講演1 :「身近な京都〜お客様へのおもてなしを通じて〜」
横 山

  実は,私はプロテスタントの学校を出ております。中学,高校,大学と聖書に親しみました。ひとつすごく好きな言葉がありまして,昔,ある宗教家が説法を行った時に「変えられないものを受け入れる平静さ,変えなければいけない勇気,そしてその二つを分別できる知恵を与えたまえ」そういう説法なんですが,セレニティの説法と言いまして,セレニティというのは平静さです。その言葉がいつも印象に残っています。そういうことをずっと考えていて京都に移って来ると,特に,京都にはまだまだ残さなければならないものがいっぱいあります。それは神社仏閣ももちろんですし,先ほど景観法のお話もありました。それが,そこに住んでいる人たちに本当に必要なものなのか,話し合いも必要なのかもしれません。訪れる人と住む人たちの格差があってはいけないと思います。例えば,平安時代のようにお庭で和歌を詠みましょうと言っても,トラックががんがん通っていたら詠めないですね。今の時間軸の中で,私たちはどういうものを受け入れなければいけないのか。どういうことをして変化していかなければいけないのか。その答えは,私たちの中にあるのだと思います。蓄積された知恵を出し合うことによって,もっと変革的なものが生まれていくのではないでしょうか。

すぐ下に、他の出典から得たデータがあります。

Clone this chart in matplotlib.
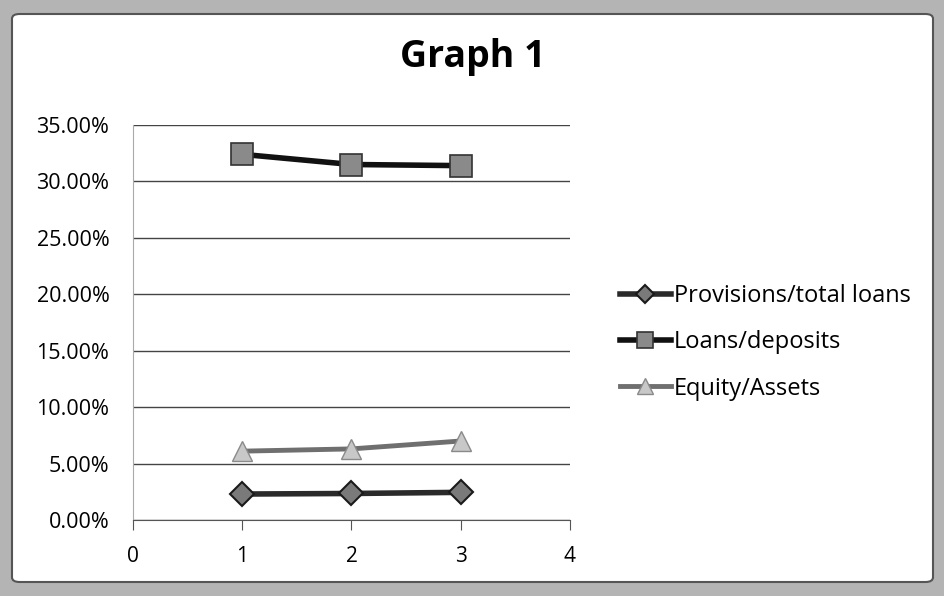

  私たちは昨年3月に開業いたしましてから,よく皆さんに京都らしいホテルと言われます。ホテルに入ってこられたエントランスのところに500本ぐらいの竹薮がありまして,それから客室には着物の生地をヘッドボードに置いて,京都らしい雰囲気を出しておりますが,私も京都のブランド力の大きさには驚きました。外国の人が来るかなとは思っていましたが,開業した日,1番初めに来られたのはフランス人の方でした。最初から外国人が20%。その後もどんどん増えて昨年の10月には全体の50%の人が外国のお客さまとなりました。もちろんこれはハイアットというブランド力もあるのですが,何よりも間違いなく,京都というブランドにつられて皆さんお越しになる。タクシーがハイアットに入った瞬間に「京都らしい」っておっしゃる。何が京都らしいのかなと思って聞くと「竹があって京都らしい」。実はパーク ハイアット 東京は41階にロビーがあって,そこを開けますとハワイアンバンブーっていう竹がたくさん植わっています。でも,それを見て「京都らしい」って言われたことは私,一度もありません。竹を見ただけで,着物の生地を見ただけで「京都らしい」になってします。全てが京都らしくなる。私はよく「京都らしさ」って何ですかって聞かれるのですが,私が自信を持って言えるのは京都にいることだと思います。京都に生活して,京都の人たちとコミュニケートすること,これが京都らしさ。だからホテルはやっぱり地域に密着して,地域と共生して,地域と一緒に成長していかなければいけない。そして私たちホテルの役割は,しっかりとした雇用をして,しっかりとした分配をして,そしてホテルとして成長していくこと。そのためには私たちは京都にもっと近づいて,京都のことを知らなければなりません。京都のことを世界中に知らせることが必要だと思います。